If only Colossus were producing.
But Colossus isn’t Sandstorm’s only client. “Sandstorm Gold Ltd., a gold streaming company… offers upfront financing for gold mining companies that are looking for capital and in return it receives a gold streaming agreement, which gives the right to purchase a percentage of the life of mine gold produced, at a fixed price. As of February 18, 2013, it had 10 gold streams, including 6 producing gold streams; and 4 net smelter return royalty agreements.” (Yahoo! Finance)
So if one client fails to produce, the financing streamer can still purchase precious metals at a deep discount from its other partnerships. A small-cap at $435 million, Sandstorm generated $56 million in revenues over the past 12 months, with an EBITDA of $27 million and a return on assets of 0.72 percent.
Yet there are other metals streamers that provide even better value, including:
• Royal Gold, Inc. (NASDAQ: RGLD) – a $3.34 billion mid-cap with a profit margin of 22 percent, operating margin of 56 percent, and return on assets of 3.52 percent,
• Silver Wheaton Corp. (NYSE: SLW) – a $7.6 billion mid-cap with a profit margin of 55 percent, operating margin of 60 percent, and return on assets of 8.28 percent.

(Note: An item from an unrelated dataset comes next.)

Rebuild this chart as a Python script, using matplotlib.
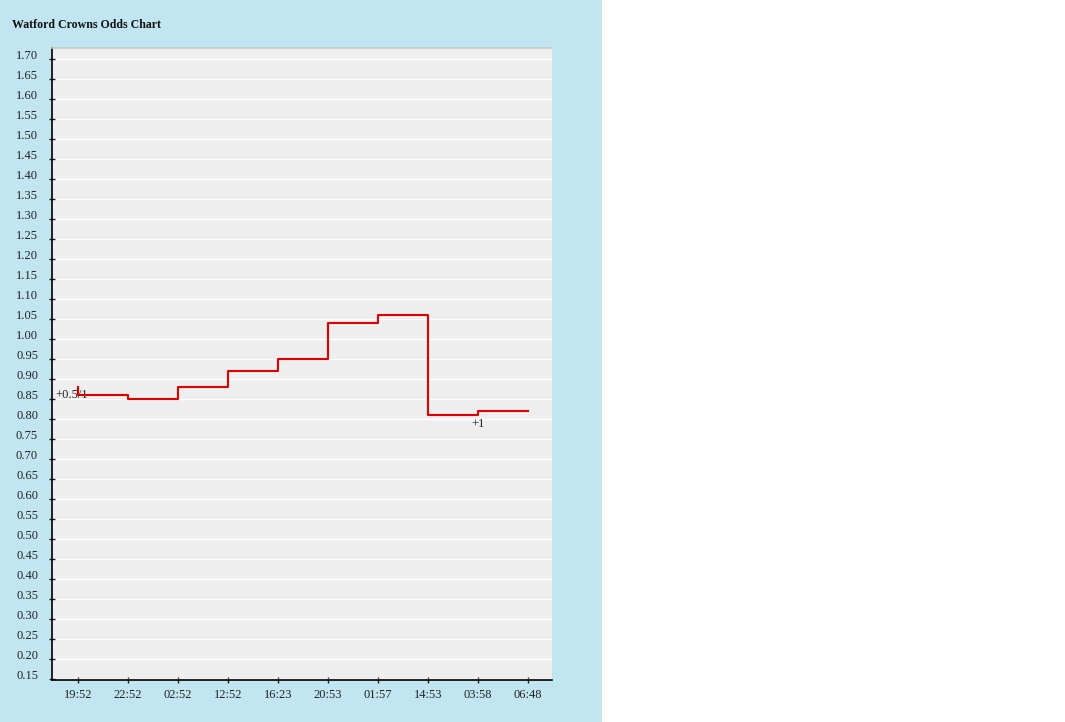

These compare to a typical all-purpose capital provider such as General Electric (NYSE: GE) – a $272 billion mega-cap with a profit margin of 9.6 percent, an operating margin of 11.9 percent, and return on assets of 1.6 percent.
So if the word “Bankruptcy” gets you all excited, simply take a deep breath and look at the whole picture. Everyone in the mining space is well aware that junior exploration and development stage mining companies are shots in the dark. They’re looking for needles in hay stacks, and they miss more often than they hit. They quickly run out of money, and the parade before creditors is neverending.
Depending on your tolerance for risk, there are plenty of solid companies to choose from among the more established producers like Newmont, or the financing streamers like Sandstorm, Royal Gold and Silver Wheaton.
And remember the lessons that Colossus and Newmont have taught us… proven reserves and plenty of cash flow will keep your mining investments steady even amidst falling metals prices.